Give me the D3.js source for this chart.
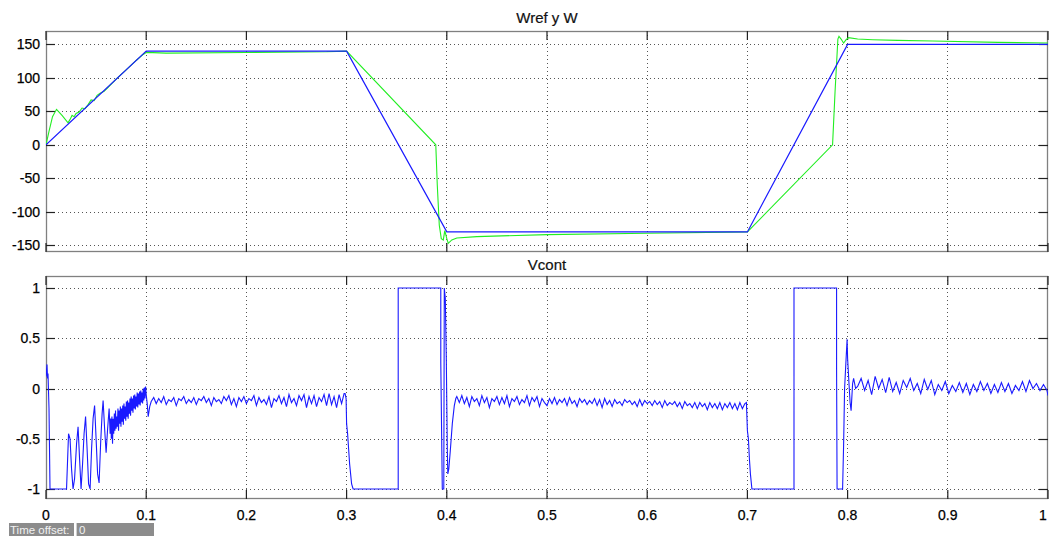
<!DOCTYPE html>
<html>
<head>
<meta charset="utf-8">
<script src="https://cdn.jsdelivr.net/npm/d3@7/dist/d3.min.js"></script>
<style>
  html, body { margin: 0; padding: 0; background: #ffffff; }
  svg { display: block; }
  text { font-family: "Liberation Sans", Arial, sans-serif; }
</style>
</head>
<body>
<svg id="chart" width="1049" height="536"></svg>
<script>
// ---- Speed reference (Wref) and measured speed (W) ----
const wrefPoints = [[0,0],[0.1,140],[0.3,140],[0.4,-130],[0.7,-130],[0.8,150],[1,150]];

const wPoints = [
  [0,0],[0.003,20],[0.0065,42],[0.0105,53],[0.016,44],[0.022,33],[0.024,38],[0.026,44],
  [0.028,42],[0.03,47],[0.033,49],[0.036,55],[0.039,54],[0.042,60],[0.045,67],[0.048,66],
  [0.051,74],[0.054,77],[0.058,80],[0.062,86],[0.07,98],[0.08,112],[0.09,126],[0.097,135],
  [0.1,138],[0.12,137],[0.2,138],[0.28,139],[0.3,140],[0.389,0],[0.3905,-60],[0.3925,-120],
  [0.3945,-140],[0.3965,-142],[0.398,-128],[0.4,-140],[0.4015,-147],[0.405,-142],[0.41,-139],
  [0.43,-137],[0.5,-134],[0.6,-132],[0.7,-130],[0.785,0],[0.7875,80],[0.7903,158],[0.7914,162],
  [0.7935,158],[0.796,152],[0.7985,157],[0.8009,160],[0.81,158],[0.825,157],[0.85,156],
  [0.885,155],[0.95,153],[1,152]
];

// ---- Control voltage (Vcont): start-up and switching intervals as [t, v] pairs ----
const vcontStart = [
  [0,0.12],[0.001,0.24],[0.0015,0.1],[0.002,0.15],[0.003,-0.2],[0.004,-1],[0.0205,-1],
  [0.0225,-0.45],[0.024,-0.5],[0.0255,-0.8],[0.027,-1],[0.0285,-0.9],[0.0305,-0.55],[0.032,-0.38],
  [0.0335,-0.7],[0.035,-1],[0.0365,-0.75],[0.038,-0.45],[0.0395,-0.28],[0.041,-0.6],[0.0425,-0.95],
  [0.044,-1],[0.0455,-0.6],[0.047,-0.3],[0.0485,-0.17],[0.05,-0.5],[0.0515,-0.85],[0.053,-0.94],
  [0.0545,-0.55],[0.056,-0.25],[0.057,-0.12],[0.0585,-0.4],[0.06,-0.64],[0.0615,-0.4],[0.063,-0.2],
  [0.064,-0.45],[0.0646,-0.3],[0.0652,-0.5],[0.0658,-0.28],[0.0664,-0.55],[0.067,-0.3],[0.0676,-0.45],
  [0.0682,-0.25],[0.0688,-0.42],[0.0694,-0.22],[0.07,-0.4],[0.0706,-0.28],[0.0712,-0.38],[0.0718,-0.2],
  [0.0724,-0.42],[0.073,-0.22],[0.0736,-0.35],[0.0742,-0.18],[0.0748,-0.38],[0.0754,-0.2],[0.076,-0.33],
  [0.0766,-0.17],[0.0772,-0.36],[0.0778,-0.15],[0.0784,-0.3],[0.079,-0.18],[0.0796,-0.32],[0.0802,-0.13],
  [0.0808,-0.28],[0.0814,-0.12],[0.082,-0.3],[0.0826,-0.14],[0.0832,-0.25],[0.0838,-0.1],[0.0844,-0.27],
  [0.085,-0.08],[0.0856,-0.22],[0.0862,-0.1],[0.0868,-0.24],[0.0874,-0.07],[0.088,-0.2],[0.0886,-0.06],
  [0.0892,-0.21],[0.0898,-0.08],[0.0904,-0.18],[0.091,-0.04],[0.0916,-0.19],[0.0922,-0.05],[0.0928,-0.16],
  [0.0934,-0.03],[0.094,-0.17],[0.0946,-0.02],[0.0952,-0.14],[0.0958,-0.04],[0.0964,-0.15],[0.097,0],
  [0.0976,-0.12],[0.0982,0.01],[0.0988,-0.1],[0.0994,0.02],[0.1,-0.06],
  [0.101,-0.15],[0.102,-0.28],[0.1035,-0.18]
];

const vcontReverse1 = [
  [0.2985,-0.05],[0.2995,-0.1],[0.3,-0.35],[0.301,-0.45],[0.302,-0.6],[0.303,-0.75],[0.304,-0.85],
  [0.305,-0.95],[0.3065,-1],[0.3515,-1],[0.3515,1],[0.394,1],[0.394,0.26],[0.3955,-1],[0.397,-1],
  [0.3975,1],[0.3985,0.9],[0.3995,0.3],[0.4005,-0.6],[0.401,-0.85],[0.402,-0.8],[0.4035,-0.62],
  [0.4055,-0.35],[0.4075,-0.17],[0.409,-0.1]
];

const vcontReverse2 = [
  [0.699,-0.14],[0.7,-0.42],[0.701,-0.5],[0.702,-0.7],[0.703,-0.85],[0.7045,-1],[0.7465,-1],
  [0.7465,1],[0.789,1],[0.789,0.2],[0.7895,-1],[0.795,-1],[0.796,-0.57],[0.797,0],[0.798,0.2],
  [0.7995,0.49],[0.8,0.3],[0.8015,0.03],[0.8025,-0.14],[0.8035,-0.22],[0.805,0.05],[0.806,0.1],
  [0.808,0]
];

// ---- Vcont steady-state ripple, sampled at a fixed period ----
const rippleA = { t0: 0.105, dt: 0.0025, v: [
  -0.13,-0.09,-0.15,-0.10,-0.14,-0.08,-0.16,-0.11,-0.13,-0.09,
  -0.17,-0.10,-0.12,-0.08,-0.15,-0.11,-0.14,-0.09,-0.16,-0.10,
  -0.12,-0.08,-0.14,-0.10,-0.17,-0.09,-0.13,-0.11,-0.15,-0.08,
  -0.12,-0.07,-0.16,-0.10,-0.18,-0.09,-0.13,-0.08,-0.15,-0.10,
  -0.12,-0.07,-0.17,-0.09,-0.14,-0.11,-0.16,-0.08,-0.19,-0.10,
  -0.13,-0.07,-0.15,-0.09,-0.18,-0.06,-0.14,-0.10,-0.17,-0.07,
  -0.12,-0.06,-0.19,-0.08,-0.15,-0.07,-0.18,-0.09,-0.13,-0.06,
  -0.17,-0.05,-0.16,-0.08,-0.19,-0.06,-0.15,-0.05
]};

const rippleB = { t0: 0.41, dt: 0.0025, v: [
  -0.08,-0.14,-0.07,-0.15,-0.09,-0.18,-0.08,-0.13,-0.10,-0.17,
  -0.07,-0.14,-0.09,-0.19,-0.10,-0.13,-0.08,-0.16,-0.09,-0.15,
  -0.07,-0.18,-0.10,-0.13,-0.08,-0.16,-0.11,-0.14,-0.07,-0.17,
  -0.09,-0.13,-0.08,-0.18,-0.10,-0.14,
  -0.17,-0.10,-0.15,-0.09,-0.16,-0.11,-0.14,-0.10,-0.17,-0.09,
  -0.15,-0.12,-0.18,-0.10,-0.14,-0.11,-0.16,-0.12,-0.15,-0.10,
  -0.17,-0.11,-0.19,-0.10,-0.16,-0.12,-0.18,-0.11,-0.15,-0.13,
  -0.17,-0.11,-0.14,-0.12,-0.16,-0.13,-0.18,-0.11,-0.17,-0.12,
  -0.15,-0.13,-0.17,-0.12,-0.16,-0.13,-0.19,-0.12,-0.17,-0.14,
  -0.16,-0.13,-0.18,-0.14,-0.20,-0.13,-0.17,-0.15,-0.19,-0.14,
  -0.20,-0.14,-0.18,-0.15,-0.21,-0.14,-0.19,-0.15,-0.20,-0.14,
  -0.21,-0.15,-0.19,-0.14,-0.20,-0.15,-0.21,-0.14,-0.20,-0.15
]};

const rippleC = { t0: 0.81, dt: 0.0035, v: [
  0.02,0.10,-0.02,0.08,-0.06,0.12,0.00,0.09,-0.04,0.11,
  -0.03,0.06,-0.05,0.08,0.01,0.10,-0.02,0.05,-0.05,0.09,
  -0.01,0.08,-0.06,0.04,-0.02,0.07,-0.05,0.03,-0.03,0.06,
  -0.04,0.05,-0.06,0.04,-0.03,0.07,-0.02,0.05,-0.05,0.04,
  -0.04,0.06,-0.03,0.05,-0.05,0.03,-0.02,0.07,-0.03,0.08,
  0.00,0.05,-0.02,0.04
]};
const vcontEnd = [[0.999,-0.02],[1,-0.07]];

// ---- Tick labels ----
const timeTicks = [0,0.1,0.2,0.3,0.4,0.5,0.6,0.7,0.8,0.9,1];
const timeTickLabels = ["0","0.1","0.2","0.3","0.4","0.5","0.6","0.7","0.8","0.9","1"];
const speedTicks = [-150,-100,-50,0,50,100,150];
const vcontTicks = [-1,-0.5,0,0.5,1];
const vcontTickLabels = ["-1","-0.5","0","0.5","1"];

// ---- Assemble the Vcont trace in time order ----
function sampled(r) { return r.v.map((v, i) => [r.t0 + i * r.dt, v]); }
const vcontPoints = [].concat(
  vcontStart, sampled(rippleA), vcontReverse1, sampled(rippleB),
  vcontReverse2, sampled(rippleC), vcontEnd
);

// ---- Layout ----
const W = 1049;
const svg = d3.select("#chart");
const left = 46, right = 1048;
const x = d3.scaleLinear().domain([0, 1]).range([left, right]);

const panels = [
  { id: "w", title: "Wref y W", top: 31, bottom: 252, domain: [-160, 170],
    ticks: speedTicks, labels: speedTicks.map(String), titleY: 23 },
  { id: "v", title: "Vcont", top: 276, bottom: 499, domain: [-1.1, 1.12],
    ticks: vcontTicks, labels: vcontTickLabels, titleY: 270 }
];

panels.forEach(p => {
  p.y = d3.scaleLinear().domain(p.domain).range([p.bottom, p.top]);
  const g = svg.append("g");

  // clip region for the traces
  svg.append("clipPath").attr("id", "clip-" + p.id)
    .append("rect").attr("x", left).attr("y", p.top)
    .attr("width", right - left).attr("height", p.bottom - p.top);

  // dotted grid
  g.selectAll(".gx").data(timeTicks.slice(1, -1)).enter().append("line")
    .attr("x1", d => x(d)).attr("x2", d => x(d))
    .attr("y1", p.top).attr("y2", p.bottom)
    .attr("stroke", "#555").attr("stroke-width", 1).attr("stroke-dasharray", "1,3")
    .attr("shape-rendering", "crispEdges");
  g.selectAll(".gy").data(p.ticks).enter().append("line")
    .attr("x1", left).attr("x2", right)
    .attr("y1", d => Math.round(p.y(d)) + 0.5).attr("y2", d => Math.round(p.y(d)) + 0.5)
    .attr("stroke", "#555").attr("stroke-width", 1).attr("stroke-dasharray", "1,3");

  // frame
  g.append("rect").attr("x", left + 0.5).attr("y", p.top + 0.5)
    .attr("width", right - left - 1).attr("height", p.bottom - p.top - 1)
    .attr("fill", "none").attr("stroke", "#808080").attr("stroke-width", 1.3);

  // inward ticks on all four sides
  const tl = 9;
  g.selectAll(".tl").data(p.ticks).enter().append("line")
    .attr("x1", left).attr("x2", left + tl)
    .attr("y1", d => Math.round(p.y(d)) + 0.5).attr("y2", d => Math.round(p.y(d)) + 0.5)
    .attr("stroke", "#222").attr("stroke-width", 1.2);
  g.selectAll(".tr").data(p.ticks).enter().append("line")
    .attr("x1", right - tl).attr("x2", right)
    .attr("y1", d => Math.round(p.y(d)) + 0.5).attr("y2", d => Math.round(p.y(d)) + 0.5)
    .attr("stroke", "#222").attr("stroke-width", 1.2);
  g.selectAll(".tt").data(timeTicks).enter().append("line")
    .attr("x1", d => x(d)).attr("x2", d => x(d))
    .attr("y1", p.top).attr("y2", p.top + tl)
    .attr("stroke", "#222").attr("stroke-width", 1.2);
  g.selectAll(".tb").data(timeTicks).enter().append("line")
    .attr("x1", d => x(d)).attr("x2", d => x(d))
    .attr("y1", p.bottom - tl).attr("y2", p.bottom)
    .attr("stroke", "#222").attr("stroke-width", 1.2);

  // y tick labels
  g.selectAll(".yl").data(p.ticks).enter().append("text")
    .attr("x", 40).attr("y", d => p.y(d) + 5)
    .attr("text-anchor", "end").attr("font-size", 14).attr("fill", "#000")
    .attr("stroke", "#000").attr("stroke-width", 0.25)
    .text((d, i) => p.labels[i]);

  // panel title
  g.append("text").attr("x", (left + right) / 2).attr("y", p.titleY)
    .attr("text-anchor", "middle").attr("font-size", 15).attr("fill", "#111")
    .attr("stroke", "#111").attr("stroke-width", 0.2)
    .text(p.title);
});

// time axis labels under the lower panel; the last one is kept inside the page edge
svg.append("g").selectAll("text").data(timeTicks).enter().append("text")
  .attr("x", d => Math.min(x(d), W - 6)).attr("y", 520)
  .attr("text-anchor", "middle").attr("font-size", 14).attr("fill", "#000")
  .attr("stroke", "#000").attr("stroke-width", 0.25)
  .text((d, i) => timeTickLabels[i]);

// ---- Traces ----
const pw = panels[0], pv = panels[1];
const lineW = d3.line().x(d => x(d[0])).y(d => pw.y(d[1]));
const lineV = d3.line().x(d => x(d[0])).y(d => pv.y(d[1]));

svg.append("path").datum(wPoints).attr("d", lineW)
  .attr("clip-path", "url(#clip-w)")
  .attr("fill", "none").attr("stroke", "#22ee22").attr("stroke-width", 1.1);
svg.append("path").datum(wrefPoints).attr("d", lineW)
  .attr("clip-path", "url(#clip-w)")
  .attr("fill", "none").attr("stroke", "#1a1aff").attr("stroke-width", 1.2);
svg.append("path").datum(vcontPoints).attr("d", lineV)
  .attr("clip-path", "url(#clip-v)")
  .attr("fill", "none").attr("stroke", "#1a1aff").attr("stroke-width", 1.1);

// ---- Time offset readout ----
const ro = svg.append("g");
ro.append("rect").attr("x", 9).attr("y", 523).attr("width", 65).attr("height", 13).attr("fill", "#8c8c8c");
ro.append("rect").attr("x", 76).attr("y", 523).attr("width", 78).attr("height", 13).attr("fill", "#8c8c8c");
ro.append("line").attr("x1", 76.5).attr("x2", 76.5).attr("y1", 523).attr("y2", 536).attr("stroke", "#d0d0d0");
ro.append("text").attr("x", 10).attr("y", 533.5).attr("font-size", 11.5).attr("fill", "#f2f2f2").text("Time offset:");
ro.append("text").attr("x", 79).attr("y", 533.5).attr("font-size", 11.5).attr("fill", "#f2f2f2").text("0");
</script>
</body>
</html>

--------------------------------

TO BE DONE>
Search the lines for "chart". Copy each line that has it.

RESPONSE TO THIS TASK>
Give me the D3.js source for this chart.
<svg id="chart" width="1049" height="536"></svg>
const svg = d3.select("#chart");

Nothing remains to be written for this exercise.